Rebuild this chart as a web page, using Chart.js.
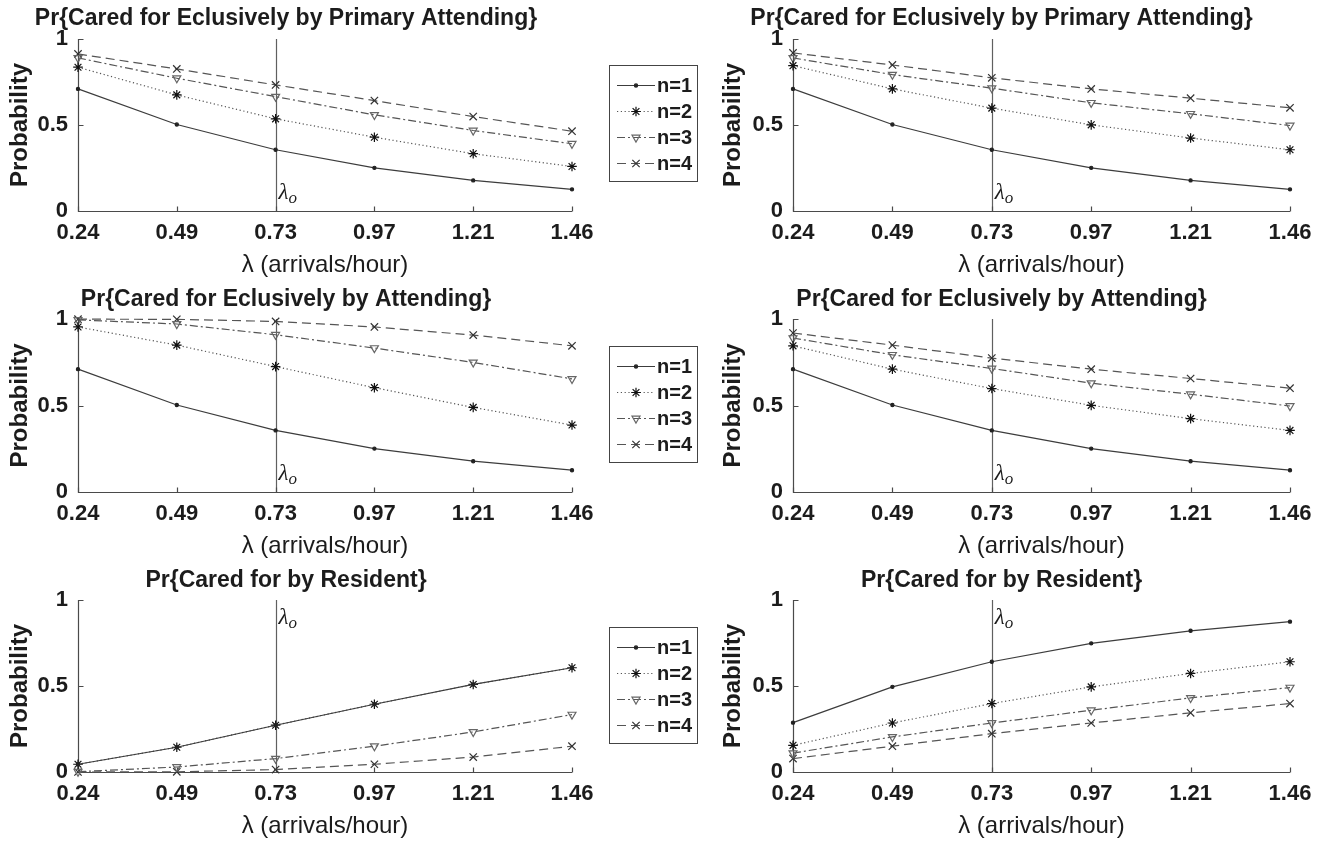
<!DOCTYPE html>
<html><head><meta charset="utf-8">
<script src="https://cdn.jsdelivr.net/npm/chart.js@4.4.0/dist/chart.umd.min.js"></script>
<style>
html,body{margin:0;padding:0;background:#fff;width:1323px;height:846px;overflow:hidden}
canvas{position:absolute;display:block}
</style></head><body>
<canvas id="c0"></canvas><canvas id="c1"></canvas>
<canvas id="c2"></canvas><canvas id="c3"></canvas>
<canvas id="c4"></canvas><canvas id="c5"></canvas>
<script>
// ---------- data ----------
const lambdaLabels = ['0.24','0.49','0.73','0.97','1.21','1.46'];
const yTickValues = [0, 0.5, 1];
const seriesNames = ['n=1','n=2','n=3','n=4'];
const lambdaO = '0.73';

// Pr{Cared for Eclusively by Primary Attending} (left)
const primL_n1 = [0.710,0.503,0.356,0.251,0.178,0.126];
const primL_n2 = [0.836,0.675,0.536,0.429,0.333,0.259];
const primL_n3 = [0.890,0.772,0.665,0.559,0.468,0.391];
const primL_n4 = [0.913,0.826,0.733,0.642,0.549,0.464];
// Pr{Cared for Eclusively by Primary Attending} (right)
const primR_n1 = [0.710,0.503,0.356,0.251,0.178,0.126];
const primR_n2 = [0.845,0.710,0.598,0.501,0.424,0.356];
const primR_n3 = [0.890,0.793,0.714,0.629,0.565,0.497];
const primR_n4 = [0.919,0.849,0.774,0.710,0.656,0.600];
// Pr{Cared for Eclusively by Attending} (left)
const attL_n1 = [0.710,0.503,0.356,0.251,0.178,0.126];
const attL_n2 = [0.954,0.849,0.725,0.603,0.489,0.387];
const attL_n3 = [0.995,0.971,0.909,0.832,0.749,0.654];
const attL_n4 = [0.999,0.998,0.986,0.954,0.907,0.845];
// Pr{Cared for Eclusively by Attending} (right)
const attR_n1 = [0.710,0.503,0.356,0.251,0.178,0.126];
const attR_n2 = [0.845,0.710,0.598,0.501,0.424,0.356];
const attR_n3 = [0.890,0.793,0.714,0.629,0.565,0.497];
const attR_n4 = [0.919,0.849,0.774,0.710,0.656,0.600];
// Pr{Cared for by Resident} (left)
const resL_n1 = [0.045,0.144,0.272,0.394,0.509,0.606];
const resL_n2 = [0.045,0.144,0.272,0.394,0.509,0.606];
const resL_n3 = [0.002,0.029,0.078,0.150,0.233,0.334];
const resL_n4 = [0.000,0.001,0.014,0.045,0.087,0.150];
// Pr{Cared for by Resident} (right)
const resR_n1 = [0.287,0.495,0.641,0.748,0.821,0.874];
const resR_n2 = [0.155,0.285,0.398,0.495,0.573,0.641];
const resR_n3 = [0.110,0.204,0.285,0.359,0.431,0.491];
const resR_n4 = [0.078,0.150,0.223,0.285,0.344,0.398];

const titlePrimary = 'Pr{Cared for Eclusively by Primary Attending}';
const titleAttending = 'Pr{Cared for Eclusively by Attending}';
const titleResident = 'Pr{Cared for by Resident}';
const xTitle = '\u03bb (arrivals/hour)';
const yTitle = 'Probability';

// ---------- styling / layout ----------
const FONT = "'Liberation Sans', Arial, Helvetica, sans-serif";
const TXT = '#1c1c1c';
const AXC = '#4a4a4a';
const styles = [
  {dash:[],          color:'#3c3c3c', point:'circle',   r:1.6, rot:0,   pc:'#222', fill:'#222'},
  {dash:[1.2,2.6],   color:'#555',    point:'star',     r:4.8, rot:0,   pc:'#111', fill:'#111'},
  {dash:[8,3,2,3],   color:'#555',    point:'triangle', r:4.6, rot:180, pc:'#666', fill:'rgba(255,255,255,0)'},
  {dash:[9,5],       color:'#555',    point:'crossRot', r:5.2, rot:0,   pc:'#333', fill:'#333'}
];
const rowTop = [0,281,562], rowH = [281,281,284];
const aTop = [39,38,38], aBottom = [211,211,210];
const colLeft = [0,713], colW = [713,610], aLeft = [78,80], aRight = [572,577];

const panels = [
  {id:'c0', row:0, col:0, title:titlePrimary,   data:[primL_n1,primL_n2,primL_n3,primL_n4], legend:true,  lamY:0.05},
  {id:'c1', row:0, col:1, title:titlePrimary,   data:[primR_n1,primR_n2,primR_n3,primR_n4], legend:false, lamY:0.05},
  {id:'c2', row:1, col:0, title:titleAttending, data:[attL_n1,attL_n2,attL_n3,attL_n4],     legend:true,  lamY:0.05},
  {id:'c3', row:1, col:1, title:titleAttending, data:[attR_n1,attR_n2,attR_n3,attR_n4],     legend:false, lamY:0.05},
  {id:'c4', row:2, col:0, title:titleResident,  data:[resL_n1,resL_n2,resL_n3,resL_n4],     legend:true,  lamY:0.845},
  {id:'c5', row:2, col:1, title:titleResident,  data:[resR_n1,resR_n2,resR_n3,resR_n4],     legend:false, lamY:0.845}
];

function drawMarker(ctx, st, x, y){
  ctx.save();
  ctx.setLineDash([]);
  ctx.lineWidth = 1.2;
  ctx.strokeStyle = st.pc; ctx.fillStyle = st.fill;
  if (Chart.helpers && Chart.helpers.drawPoint) {
    Chart.helpers.drawPoint(ctx, {pointStyle:st.point, radius:st.r, rotation:st.rot, borderWidth:1.2}, x, y);
  }
  ctx.restore();
}

const decor = {
  id:'decor',
  beforeDatasetsDraw(chart, args, o){
    const {ctx, chartArea:a, scales:{x,y}} = chart;
    ctx.save();
    ctx.setLineDash([]);
    // lambda_o line
    const lx = Math.round(x.getPixelForValue(lambdaLabels.indexOf(lambdaO))) + 0.5;
    ctx.strokeStyle = '#606060'; ctx.lineWidth = 1.2;
    ctx.beginPath(); ctx.moveTo(lx, y.getPixelForValue(0)); ctx.lineTo(lx, y.getPixelForValue(1)); ctx.stroke();
    // axes
    ctx.strokeStyle = AXC; ctx.lineWidth = 1.2;
    const l = Math.round(a.left)+0.5, b = Math.round(a.bottom)+0.5;
    ctx.beginPath();
    ctx.moveTo(l, a.top); ctx.lineTo(l, b); ctx.lineTo(a.right, b);
    ctx.stroke();
    // inward ticks
    ctx.beginPath();
    lambdaLabels.forEach((_,i)=>{ const px = Math.round(x.getPixelForValue(i))+0.5; ctx.moveTo(px,b); ctx.lineTo(px,b-5); });
    yTickValues.forEach(v=>{ const py = Math.round(y.getPixelForValue(v))+0.5; ctx.moveTo(l,py); ctx.lineTo(l+5,py); });
    ctx.stroke();
    ctx.restore();
  },
  afterDraw(chart, args, o){
    const {ctx, scales:{x,y}} = chart;
    const p = o.panel;
    ctx.save();
    // lambda_o label
    const lx = x.getPixelForValue(lambdaLabels.indexOf(lambdaO));
    const ly = y.getPixelForValue(p.lamY);
    ctx.fillStyle = TXT; ctx.textBaseline = 'alphabetic'; ctx.textAlign = 'left';
    ctx.font = "italic 23px 'Liberation Serif', 'DejaVu Serif', serif";
    ctx.fillText('\u03bb', lx + 3, ly - 3);
    const w = ctx.measureText('\u03bb').width;
    ctx.font = "italic 17px 'Liberation Serif', 'DejaVu Serif', serif";
    ctx.fillText('o', lx + 3 + w, ly + 1);
    // legend
    if (p.legend) {
      const bx = 609.5, by = 65.5, bw = 88, bh = 116;
      ctx.fillStyle = '#fff'; ctx.fillRect(bx, by, bw, bh);
      ctx.strokeStyle = '#444'; ctx.lineWidth = 1; ctx.setLineDash([]);
      ctx.strokeRect(bx, by, bw, bh);
      seriesNames.forEach((nm,i)=>{
        const st = styles[i];
        const yy = 85 + 26*i;
        ctx.save();
        ctx.strokeStyle = st.color; ctx.lineWidth = 1.2; ctx.setLineDash(st.dash);
        ctx.beginPath(); ctx.moveTo(617, yy+0.5); ctx.lineTo(655, yy+0.5); ctx.stroke();
        ctx.restore();
        drawMarker(ctx, st, 636, yy+0.5);
        ctx.fillStyle = TXT; ctx.font = "bold 20px " + FONT; ctx.textBaseline = 'middle'; ctx.textAlign = 'left';
        ctx.fillText(nm, 657, yy+1);
      });
    }
    ctx.restore();
  }
};

panels.forEach(p=>{
  const cv = document.getElementById(p.id);
  const W = colW[p.col], H = rowH[p.row];
  cv.width = W; cv.height = H;
  cv.style.left = colLeft[p.col] + 'px'; cv.style.top = rowTop[p.row] + 'px';
  cv.style.width = W + 'px'; cv.style.height = H + 'px';
  const tFont = 23, tLH = tFont*1.2;
  const titleTop = 19 - tLH/2;
  const titleBottom = aTop[p.row] - titleTop - tLH;
  const xtFont = 24, xtLH = xtFont*1.2;
  const xtPadB = H - aBottom[p.row] - 54 - xtLH/2;
  const ytFont = 24, ytLH = ytFont*1.2;
  new Chart(cv, {
    type:'line',
    data:{
      labels: lambdaLabels,
      datasets: seriesNames.map((nm,i)=>({
        label:nm, data:p.data[i],
        borderColor:styles[i].color, borderWidth:1.2, borderDash:styles[i].dash,
        pointStyle:styles[i].point, pointRadius:styles[i].r, pointRotation:styles[i].rot,
        pointBorderColor:styles[i].pc, pointBackgroundColor:styles[i].fill, pointBorderWidth:1.2,
        tension:0, fill:false, clip:false
      }))
    },
    options:{
      responsive:false, animation:false, events:[],
      devicePixelRatio:1,
      layout:{padding:{left:0, top:0, bottom:0, right: W - aRight[p.col]}},
      plugins:{
        legend:{display:false}, tooltip:{enabled:false},
        title:{display:true, text:p.title, color:TXT,
          font:{family:FONT, size:tFont, weight:'bold', lineHeight:1.2},
          padding:{top:titleTop, bottom:titleBottom}},
        decor:{panel:p}
      },
      scales:{
        x:{
          type:'category', offset:false,
          grid:{display:false, drawTicks:false}, border:{display:false},
          ticks:{color:TXT, font:{family:FONT, size:22, weight:'bold'}, padding:9, maxRotation:0, autoSkip:false},
          title:{display:true, text:xTitle, color:TXT, font:{family:FONT, size:xtFont, lineHeight:1.2}, padding:{top:0, bottom:xtPadB}},
          afterFit(s){ s.height = H - aBottom[p.row]; }
        },
        y:{
          min:0, max:1,
          grid:{display:false, drawTicks:false}, border:{display:false},
          afterBuildTicks(s){ s.ticks = yTickValues.map(v=>({value:v})); },
          ticks:{color:TXT, font:{family:FONT, size:22, weight:'bold'}, padding:10,
            callback:(v)=>String(Number(v))},
          title:{display:true, text:yTitle, color:TXT, font:{family:FONT, size:ytFont, weight:'bold', lineHeight:1.2}, padding:{top:20 - ytLH/2, bottom:0}},
          afterFit(s){ s.width = aLeft[p.col]; }
        }
      }
    },
    plugins:[decor]
  });
});
</script>
</body></html>
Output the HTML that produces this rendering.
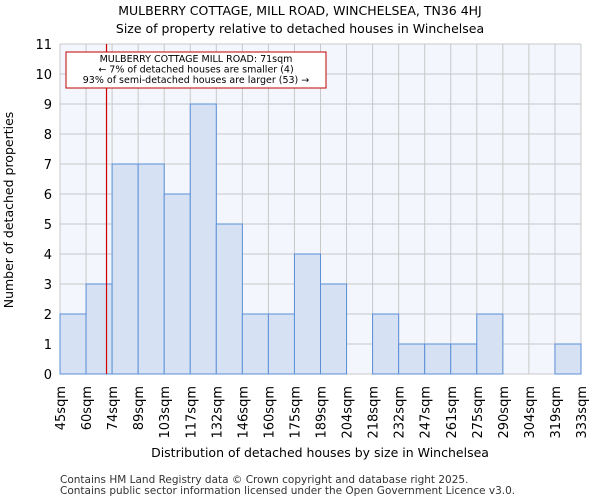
<!DOCTYPE html>
<html><head><meta charset="utf-8"><style>
body{margin:0;background:#fff;font-family:"DejaVu Sans","Liberation Sans",sans-serif;}
</style></head><body>
<svg id="chart" width="600" height="500" xmlns="http://www.w3.org/2000/svg" font-family="DejaVu Sans, Liberation Sans, sans-serif">
<text x="300" y="15" text-anchor="middle" font-size="12.5">MULBERRY COTTAGE, MILL ROAD, WINCHELSEA, TN36 4HJ</text>
<text x="300" y="33" text-anchor="middle" font-size="12.5">Size of property relative to detached houses in Winchelsea</text>
<g id="plot"></g>
<text x="320" y="457" text-anchor="middle" font-size="12.5">Distribution of detached houses by size in Winchelsea</text>
<text transform="translate(13,210) rotate(-90)" text-anchor="middle" font-size="12.5">Number of detached properties</text>
<text x="60" y="483" font-size="10.5" fill="#333">Contains HM Land Registry data © Crown copyright and database right 2025.</text>
<text x="60" y="494" font-size="10.5" fill="#333">Contains public sector information licensed under the Open Government Licence v3.0.</text>
</svg>
<script>
const binLabels=["45sqm","60sqm","74sqm","89sqm","103sqm","117sqm","132sqm","146sqm","160sqm","175sqm","189sqm","204sqm","218sqm","232sqm","247sqm","261sqm","275sqm","290sqm","304sqm","319sqm","333sqm"];
const counts=[2,3,7,7,6,9,5,2,2,4,3,0,2,1,1,1,2,0,0,1];
const yTicks=[0,1,2,3,4,5,6,7,8,9,10,11];
const binEdges=[45,60,74,89,103,117,132,146,160,175,189,204,218,232,247,261,275,290,304,319,333];
const propertySize=71;
const L=60,R=581,T=44,B=374,yMax=11;
const ns="http://www.w3.org/2000/svg";
const g=document.getElementById('plot');
const n=counts.length,bw=(R-L)/n;
const xi=i=>L+i*bw;
const y=v=>B-(v/yMax)*(B-T);
function mk(t,a){const e=document.createElementNS(ns,t);for(const k in a)e.setAttribute(k,a[k]);g.appendChild(e);return e;}
const bg=mk('rect',{x:L,y:T,width:R-L,height:B-T,fill:'#f3f6fc'});


yTicks.forEach(v=>{const l=mk('line',{x1:L,x2:R,y1:y(v),y2:y(v),stroke:'#c8c8c8','stroke-width':1});


const t=mk('text',{x:L-8,y:y(v)+5,'text-anchor':'end','font-size':13});t.textContent=v;

});
for(let i=0;i<=n;i++){const l=mk('line',{x1:xi(i),x2:xi(i),y1:T,y2:B,stroke:'#c8c8c8','stroke-width':1});

}
counts.forEach((c,i)=>{if(c<=0)return;const r=mk('rect',{x:xi(i),y:y(c),width:bw,height:B-y(c),fill:'#d6e2f4',stroke:'#5b8fd6','stroke-width':1});

});
binLabels.forEach((lb,i)=>{const t=mk('text',{transform:`translate(${xi(i)+5},386) rotate(-90)`,'text-anchor':'end','font-size':13});t.textContent=lb;

});
let bi=0;while(bi<n-1&&propertySize>binEdges[bi+1])bi++;
const px=xi(bi)+bw*(propertySize-binEdges[bi])/(binEdges[bi+1]-binEdges[bi]);
const ml=mk('line',{x1:px,x2:px,y1:T,y2:B,stroke:'#d00000','stroke-width':1.2});


const box=mk('rect',{x:66,y:52,width:260,height:36,fill:'#fff',stroke:'#c00000','stroke-width':1});


["MULBERRY COTTAGE MILL ROAD: 71sqm","← 7% of detached houses are smaller (4)","93% of semi-detached houses are larger (53) →"].forEach((s,k)=>{const t=mk('text',{x:196,y:62+k*10.5,'text-anchor':'middle','font-size':9.5});t.textContent=s;

});
</script>
</body></html>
★ ★ ★ ★
▶ _Written problem_
Leave out any pictures, please, and quote only the lines from the top of the data through the line that contains "const lambdaO = '0.73';".

▶ _Response_
Rebuild this chart as a web page, using Chart.js.
<!DOCTYPE html>
<html><head><meta charset="utf-8">
<script src="https://cdn.jsdelivr.net/npm/chart.js@4.4.0/dist/chart.umd.min.js"></script>
<style>
html,body{margin:0;padding:0;background:#fff;width:1323px;height:846px;overflow:hidden}
canvas{position:absolute;display:block}
</style></head><body>
<canvas id="c0"></canvas><canvas id="c1"></canvas>
<canvas id="c2"></canvas><canvas id="c3"></canvas>
<canvas id="c4"></canvas><canvas id="c5"></canvas>
<script>
// ---------- data ----------
const lambdaLabels = ['0.24','0.49','0.73','0.97','1.21','1.46'];
const yTickValues = [0, 0.5, 1];
const seriesNames = ['n=1','n=2','n=3','n=4'];
const lambdaO = '0.73';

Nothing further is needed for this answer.